● SET TASK
Find the lines that hold the word "this" and return them.

____

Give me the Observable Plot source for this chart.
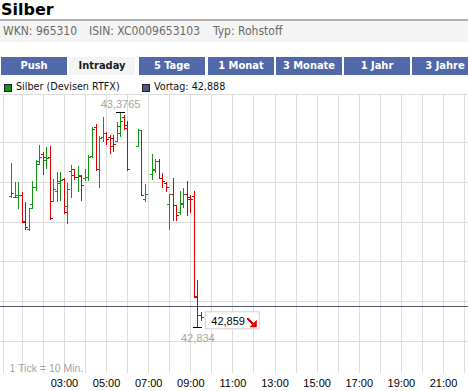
<!DOCTYPE html>
<html><head><meta charset="utf-8">
<script src="https://cdn.jsdelivr.net/npm/d3@7"></script>
<script src="https://cdn.jsdelivr.net/npm/@observablehq/plot@0.6"></script>
<style>
html,body{margin:0;padding:0;background:#fff;}
body{width:468px;height:391px;overflow:hidden;position:relative;font-family:"DejaVu Sans Condensed","DejaVu Sans",sans-serif;font-stretch:condensed;}
#title{position:absolute;left:1px;top:0;font:bold 16px "DejaVu Sans",sans-serif;font-stretch:normal;line-height:20px;color:#000;}
#info{position:absolute;left:0;top:19px;width:468px;height:21px;border-top:2px solid #b2b2b2;background:#f4f4f4;}
#info span{position:absolute;top:0;font-size:12px;line-height:21px;color:#6a6a6a;white-space:nowrap;}
.tab{position:absolute;top:57px;width:66px;height:18px;line-height:18px;text-align:center;font-weight:bold;font-size:11px;color:#fff;background:#5168a9;white-space:nowrap;}
.tab.active{background:#f4f4f4;color:#1a1a1a;}
.leg{position:absolute;top:84px;width:6px;height:6px;border:1px solid #222;}
.legt{position:absolute;top:80px;font-size:10.7px;line-height:14px;color:#111;white-space:nowrap;}
#chart{position:absolute;left:0;top:94px;}
#chart svg line{shape-rendering:crispEdges;}
</style>
</head><body>
<div id="title"></div>
<div id="info"></div>
<div id="tabs"></div>
<div id="legend"></div>
<div id="chart"></div>
<script>
// ---- header content ----
const titleText = "Silber";
const infoItems = ["WKN: 965310", "ISIN: XC0009653103", "Typ: Rohstoff"];
const tabLabels = ["Push", "Intraday", "5 Tage", "1 Monat", "3 Monate", "1 Jahr", "3 Jahre"];
const activeTab = "Intraday";
const seriesName = "Silber (Devisen RTFX)";
const vortagLabel = "Vortag";

// ---- OHLC data (10-minute bars) ----
const barTimes = ["00:30","00:40","00:50","01:00","01:10","01:20","01:30","01:40","01:50","02:00","02:10","02:20","02:30","02:40","02:50","03:00","03:10","03:20","03:30","03:40","03:50","04:00","04:10","04:20","04:30","04:40","04:50","05:00","05:10","05:20","05:30","05:40","05:50","06:00","06:30","06:40","06:50","07:10","07:20","07:30","07:40","07:50","08:00","08:10","08:20","08:30","08:40","08:50","09:00","09:10","09:20","09:30"];
const barOpen  = [43.164,43.162,43.161,43.166,43.101,43.081,43.144,43.186,43.244,43.270,43.254,43.262,43.151,43.176,43.196,43.207,43.139,43.227,43.217,43.212,43.214,43.209,43.212,43.264,43.337,43.232,43.312,43.322,43.312,43.310,43.302,43.322,43.363,43.343,43.290,43.330,43.156,43.219,43.229,43.252,43.209,43.196,43.144,43.169,43.141,43.123,43.146,43.169,43.161,43.164,42.909,42.864];
const barHigh  = [43.247,43.200,43.199,43.173,43.149,43.135,43.202,43.254,43.292,43.276,43.288,43.290,43.208,43.224,43.224,43.209,43.196,43.242,43.232,43.240,43.217,43.232,43.268,43.339,43.345,43.314,43.362,43.325,43.317,43.317,43.350,43.3765,43.368,43.354,43.334,43.331,43.194,43.270,43.257,43.257,43.222,43.199,43.170,43.209,43.142,43.176,43.184,43.203,43.166,43.176,42.953,42.872];
const barLow   = [43.160,43.160,43.132,43.096,43.079,43.076,43.132,43.178,43.241,43.218,43.232,43.103,43.148,43.150,43.151,43.120,43.094,43.159,43.204,43.175,43.151,43.202,43.202,43.261,43.228,43.184,43.300,43.292,43.270,43.275,43.299,43.312,43.329,43.228,43.287,43.164,43.149,43.205,43.222,43.207,43.185,43.175,43.079,43.101,43.101,43.116,43.135,43.113,43.121,42.908,42.834,42.850];
const barClose = [43.171,43.166,43.166,43.098,43.086,43.134,43.186,43.252,43.262,43.262,43.259,43.108,43.181,43.202,43.204,43.123,43.181,43.232,43.212,43.217,43.191,43.212,43.262,43.332,43.232,43.310,43.322,43.307,43.290,43.295,43.340,43.353,43.335,43.232,43.330,43.166,43.169,43.232,43.252,43.209,43.202,43.186,43.169,43.141,43.116,43.144,43.169,43.156,43.156,42.913,42.864,42.859];
const vortag = 42.888;

// ---- axes ----
const gridHours = d3.range(1, 23);
const labelHours = [3, 5, 7, 9, 11, 13, 15, 17, 19, 21];
const gridPrices = [42.8, 42.9, 43.0, 43.1, 43.2, 43.3];
const xDomain = [-0.035, 22.187];
const yDomain = [42.7189, 43.4208];
const chartStartHour = 0.117;
const tickNote = "1 Tick = 10 Min.";

const GREEN = "#139413", RED = "#dd0000", GRID = "#dcdcdc", VORTAG = "#55557c", LABEL = "#a4a4a4";

// ---- header ----
d3.select("#title").text(titleText);
const infoX = [3, 89, 213];
d3.select("#info").selectAll("span").data(infoItems).join("span")
  .style("left", (d, i) => infoX[i] + "px").text(d => d);
const tabLeft = [1, 69, 139, 208, 276, 344, 412];
d3.select("#tabs").selectAll("div").data(tabLabels).join("div")
  .attr("class", d => "tab" + (d === activeTab ? " active" : ""))
  .style("left", (d, i) => tabLeft[i] + "px").text(d => d);
const fmtDe = v => String(v).replace(".", ",");
const legItems = [
  {color: GREEN, text: seriesName, x: 4},
  {color: VORTAG, text: vortagLabel + ": " + fmtDe(vortag), x: 142}
];
const lg = d3.select("#legend");
legItems.forEach(it => {
  lg.append("div").attr("class", "leg").style("left", it.x + "px").style("background", it.color);
  lg.append("div").attr("class", "legt").style("left", (it.x + 12) + "px").text(it.text);
});

// ---- chart ----
const parseHour = s => { const [h, m] = s.split(":").map(Number); return h + m / 60; };
const bars = barTimes.map((s, i) => ({t: parseHour(s), open: barOpen[i], high: barHigh[i], low: barLow[i], close: barClose[i]}));
const barColor = d => d.close >= d.open ? GREEN : RED;
const hiBar = bars.reduce((a, b) => b.high > a.high ? b : a);
const loBar = bars.reduce((a, b) => b.low < a.low ? b : a);
const lastBar = bars[bars.length - 1];
const pxPerHour = 21.06;
const openW = 2 / pxPerHour, closeW = 3 / pxPerHour, extW = 4.5 / pxPerHour;

const chart = Plot.plot({
  width: 468, height: 297,
  marginLeft: 0, marginRight: 0, marginTop: 0, marginBottom: 18,
  x: {type: "linear", domain: xDomain, axis: null, label: null},
  y: {domain: yDomain, axis: null, label: null},
  color: {type: "identity"},
  style: {fontFamily: "'Liberation Sans', Arial, sans-serif", fontSize: "11px", color: "#000", background: "transparent", overflow: "visible"},
  marks: [
    Plot.ruleX(gridHours, {stroke: GRID}),
    Plot.ruleY(gridPrices, {stroke: GRID}),
    Plot.ruleX([chartStartHour], {stroke: GRID}),
    Plot.ruleY([yDomain[1]], {stroke: GRID}),
    Plot.axisX(labelHours, {tickSize: 0, tickPadding: 6, fontSize: 11, fill: "#000", label: null,
      tickFormat: h => String(h).padStart(2, "0") + ":00"}),
    Plot.text([tickNote], {frameAnchor: "bottom-left", dx: 9, dy: -4.5, lineAnchor: "middle", textAnchor: "start", fill: LABEL, fontSize: 10.5}),
    Plot.ruleY([vortag], {stroke: VORTAG}),
    Plot.ruleX(bars, {x: "t", y1: "low", y2: "high", stroke: barColor}),
    Plot.ruleY(bars, {y: "open", x1: d => d.t - openW, x2: "t", stroke: barColor}),
    Plot.ruleY(bars, {y: "close", x1: "t", x2: d => d.t + closeW, stroke: barColor}),
    Plot.ruleY([hiBar], {y: "high", x1: d => d.t - extW, x2: d => d.t + extW, stroke: "#000"}),
    Plot.ruleY([loBar], {y: "low", x1: d => d.t - extW, x2: d => d.t + extW, stroke: "#000"}),
    Plot.text([hiBar], {x: "t", y: "high", text: d => fmtDe(d.high), dy: -8, fill: LABEL, fontSize: 11}),
    Plot.text([loBar], {x: "t", y: "low", text: d => fmtDe(d.low), dy: 10.5, fill: LABEL, fontSize: 11}),
    Plot.text([lastBar], {x: "t", y: "close", text: d => fmtDe(d.close), dx: 10, dy: 3.5, textAnchor: "start", fill: "#000", fontSize: 11})
  ]
});
document.getElementById("chart").appendChild(chart);

// last-price box and trend arrow, positioned through the plot's scales
const sx = chart.scale("x"), sy = chart.scale("y");
const bx = sx.apply(lastBar.t) + 0.5, by = sy.apply(lastBar.close) + 0.5;
const svg = d3.select(chart);
const lastText = svg.selectAll("text").filter(function() { return this.textContent === fmtDe(lastBar.close); }).node();
const boxG = document.createElementNS("http://www.w3.org/2000/svg", "g");
lastText.parentNode.parentNode.insertBefore(boxG, lastText.parentNode);
const bg = d3.select(boxG);
bg.append("rect").attr("x", bx + 4).attr("y", by - 6).attr("width", 54).attr("height", 17)
  .attr("fill", "#fff").attr("stroke", "#d0d0d0");
const ag = svg.append("g").attr("fill", RED).attr("stroke", RED);
ag.append("line").attr("x1", bx + 46).attr("y1", by + 0.5).attr("x2", bx + 52).attr("y2", by + 6.5).attr("stroke-width", 2);
ag.append("path").attr("stroke", "none")
  .attr("d", `M${bx + 55.5},${by + 2}L${bx + 55.5},${by + 9.5}L${bx + 48},${by + 9.5}Z`);
</script>
</body></html>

____

● FINAL RESULT
Give me the Observable Plot source for this chart.
const lastText = svg.selectAll("text").filter(function() { return this.textContent === fmtDe(lastBar.close); }).node();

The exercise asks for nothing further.